### GIVEN DATA

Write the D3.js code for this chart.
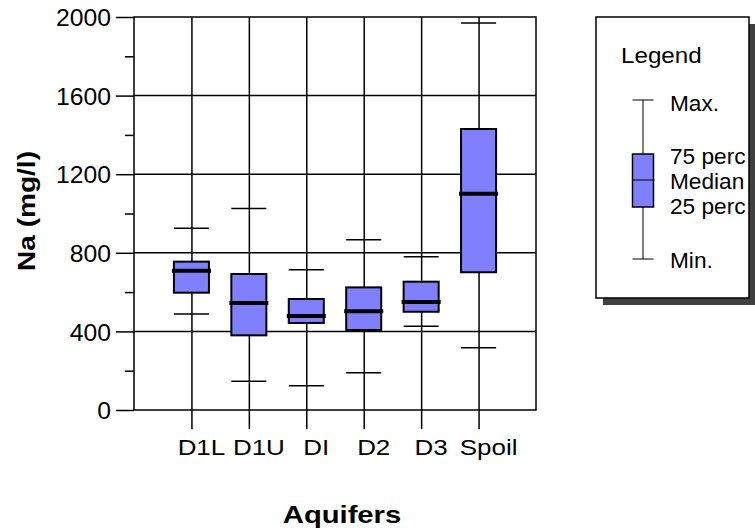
<!DOCTYPE html>
<html>
<head>
	<meta charset="utf-8">
	<title>Na by aquifer</title>
	<script src="https://d3js.org/d3.v7.min.js"></script>
	<style>
		body { margin: 0; background: #fff; }
		svg { display: block; }
		text { font-family: "Liberation Sans", Arial, sans-serif; fill: #000; }
		.grid line, .frame { stroke: #000; stroke-width: 1.5; fill: none; }
		.axis path { display: none; }
		.axis line { stroke: #000; stroke-width: 1.5; }
		.tick-label { font-size: 24px; }
		.cat-label { font-size: 22px; }
		.title { font-size: 23px; font-weight: bold; }
		.box { fill: #8080ff; stroke: #000; stroke-width: 2; }
		.whisker { stroke: #000; stroke-width: 1.5; }
		.median { stroke: #000; stroke-width: 4; }
		.legend-text { font-size: 22px; }
	</style>
</head>
<body>
	<svg width="755" height="532"></svg>
<script>
	// data
	const aquifers = [ 'D1L', 'D1U', 'DI', 'D2', 'D3', 'Spoil' ];
	const naMin    = [ 489, 146, 124, 190, 426, 317 ];
	const naQ1     = [ 597, 380, 443, 407, 500, 701 ];
	const naMedian = [ 709, 545, 478, 502, 550, 1101 ];
	const naQ3     = [ 755, 692, 565, 624, 653, 1430 ];
	const naMax    = [ 925, 1025, 714, 867, 780, 1969 ];
	const yTicks = [ 0, 400, 800, 1200, 1600, 2000 ];
	const yMinorTicks = [ 200, 600, 1000, 1400, 1800 ];
	// the legend box cuts the longer labels off, as in the original
	const legendLabels = [ 'Max.', '75 perc', 'Median', '25 perc', 'Min.' ];

	const rows = aquifers.map( ( a, i ) => ( {
		name: a, pos: i + 1,
		min: naMin[i], q1: naQ1[i], med: naMedian[i], q3: naQ3[i], max: naMax[i]
	} ) );

	const svg = d3.select( 'svg' );
	const plot = { left: 134, right: 536, top: 17, bottom: 410 };

	const x = d3.scaleLinear().domain( [ 0, aquifers.length + 1 ] ).range( [ plot.left, plot.right ] );
	const y = d3.scaleLinear().domain( [ 0, 2000 ] ).range( [ plot.bottom, plot.top ] );
	const step = x( 1 ) - x( 0 );
	const boxW = step * 0.61;

	// text with wider glyphs, like the original
	const wide = ( sel, k ) => sel.each( function () {
		const t = d3.select( this );
		const tx = +t.attr( 'x' ) || 0, ty = +t.attr( 'y' ) || 0;
		t.attr( 'x', null ).attr( 'y', null )
			.attr( 'transform', `translate(${ tx },${ ty }) scale(${ k },1)` );
	} );

	// horizontal grid
	svg.append( 'g' ).attr( 'class', 'grid' )
		.selectAll( 'line' ).data( yTicks.slice( 1, -1 ) ).join( 'line' )
		.attr( 'x1', plot.left ).attr( 'x2', plot.right )
		.attr( 'y1', d => y( d ) ).attr( 'y2', d => y( d ) );

	// vertical lines at each aquifer, running below the plot as ticks
	svg.append( 'g' ).attr( 'class', 'axis' )
		.attr( 'transform', `translate(0,${ plot.bottom })` )
		.call( d3.axisBottom( x ).tickValues( rows.map( r => r.pos ) )
			.tickSize( 19 ).tickFormat( '' ) )
		.selectAll( '.tick line' ).attr( 'y1', -( plot.bottom - plot.top ) );

	// y axis: major and minor ticks
	const yAxis = svg.append( 'g' ).attr( 'class', 'axis' )
		.attr( 'transform', `translate(${ plot.left },0)` )
		.call( d3.axisLeft( y ).tickValues( yTicks ).tickSize( 18 ).tickPadding( 5 )
			.tickFormat( d3.format( 'd' ) ) );
	yAxis.attr( 'font-size', null ).attr( 'font-family', null );
	yAxis.selectAll( 'text' ).attr( 'class', 'tick-label' ).attr( 'dy', '0.36em' );
	wide( yAxis.selectAll( 'text' ), 1.03 );

	svg.append( 'g' ).attr( 'class', 'axis' )
		.attr( 'transform', `translate(${ plot.left },0)` )
		.call( d3.axisLeft( y ).tickValues( yMinorTicks ).tickSize( 9 ).tickFormat( '' ) );

	// frame
	svg.append( 'rect' ).attr( 'class', 'frame' )
		.attr( 'x', plot.left ).attr( 'y', plot.top )
		.attr( 'width', plot.right - plot.left ).attr( 'height', plot.bottom - plot.top );

	// boxes
	const g = svg.append( 'g' ).selectAll( 'g' ).data( rows ).join( 'g' );
	g.append( 'line' ).attr( 'class', 'whisker' )
		.attr( 'x1', d => x( d.pos ) - boxW / 2 ).attr( 'x2', d => x( d.pos ) + boxW / 2 )
		.attr( 'y1', d => y( d.max ) ).attr( 'y2', d => y( d.max ) );
	g.append( 'line' ).attr( 'class', 'whisker' )
		.attr( 'x1', d => x( d.pos ) - boxW / 2 ).attr( 'x2', d => x( d.pos ) + boxW / 2 )
		.attr( 'y1', d => y( d.min ) ).attr( 'y2', d => y( d.min ) );
	g.append( 'rect' ).attr( 'class', 'box' )
		.attr( 'x', d => x( d.pos ) - boxW / 2 ).attr( 'width', boxW )
		.attr( 'y', d => y( d.q3 ) ).attr( 'height', d => y( d.q1 ) - y( d.q3 ) );
	g.append( 'line' ).attr( 'class', 'median' )
		.attr( 'x1', d => x( d.pos ) - boxW / 2 - 2 ).attr( 'x2', d => x( d.pos ) + boxW / 2 + 2 )
		.attr( 'y1', d => y( d.med ) ).attr( 'y2', d => y( d.med ) );

	// category labels
	const cats = svg.append( 'g' ).selectAll( 'text' ).data( rows ).join( 'text' )
		.attr( 'class', 'cat-label' )
		.attr( 'x', d => x( d.pos ) + 10 ).attr( 'y', 455 )
		.attr( 'text-anchor', 'middle' )
		.text( d => d.name );
	wide( cats, 1.18 );

	// axis titles
	wide( svg.append( 'text' ).attr( 'class', 'title' )
		.attr( 'x', 342 ).attr( 'y', 523 ).attr( 'text-anchor', 'middle' )
		.text( 'Aquifers' ), 1.27 );

	svg.append( 'text' ).attr( 'class', 'title' )
		.attr( 'text-anchor', 'middle' )
		.attr( 'transform', 'translate(35,211) rotate(-90) scale(1.22,1)' )
		.text( 'Na (mg/l)' );

	// legend
	const lg = { x: 596, y: 17, w: 153, h: 281 };
	svg.append( 'rect' )
		.attr( 'x', lg.x + 7 ).attr( 'y', lg.y + 7 ).attr( 'width', lg.w ).attr( 'height', lg.h )
		.attr( 'fill', '#404040' );
	svg.append( 'rect' )
		.attr( 'x', lg.x ).attr( 'y', lg.y ).attr( 'width', lg.w ).attr( 'height', lg.h )
		.attr( 'fill', '#fff' );
	const legend = svg.append( 'g' );

	wide( legend.append( 'text' ).attr( 'class', 'legend-text' )
		.attr( 'x', 621 ).attr( 'y', 63 ).text( 'Legend' ), 1.1 );

	const lx = 643, lw = 21;
	const ly = { max: 100, q3: 154, med: 180, q1: 207, min: 259 };
	legend.append( 'line' ).attr( 'stroke', '#000' )
		.attr( 'x1', lx ).attr( 'x2', lx ).attr( 'y1', ly.max ).attr( 'y2', ly.min );
	[ ly.max, ly.min ].forEach( v => legend.append( 'line' ).attr( 'stroke', '#000' )
		.attr( 'x1', lx - lw / 2 ).attr( 'x2', lx + lw / 2 ).attr( 'y1', v ).attr( 'y2', v ) );
	legend.append( 'rect' ).attr( 'fill', '#8080ff' ).attr( 'stroke', '#000' ).attr( 'stroke-width', 1.5 )
		.attr( 'x', lx - lw / 2 ).attr( 'width', lw ).attr( 'y', ly.q3 ).attr( 'height', ly.q1 - ly.q3 );
	legend.append( 'line' ).attr( 'stroke', '#000' )
		.attr( 'x1', lx - lw / 2 ).attr( 'x2', lx + lw / 2 + 1 ).attr( 'y1', ly.med ).attr( 'y2', ly.med );

	const labelY = [ 111, 164, 189, 214, 268 ];
	wide( legend.selectAll( 'text.item' ).data( legendLabels ).join( 'text' )
		.attr( 'class', 'legend-text item' )
		.attr( 'x', 670 ).attr( 'y', ( d, i ) => labelY[i] )
		.text( d => d ), 1.03 );

	svg.append( 'rect' )
		.attr( 'x', lg.x ).attr( 'y', lg.y ).attr( 'width', lg.w ).attr( 'height', lg.h )
		.attr( 'fill', 'none' ).attr( 'stroke', '#000' ).attr( 'stroke-width', 1.5 );
</script>
</body>
</html>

### WRITTEN PROBLEM
Give every line of the material that includes the string "this".

### WRITTEN SOLUTION
Write the D3.js code for this chart.
		const t = d3.select( this );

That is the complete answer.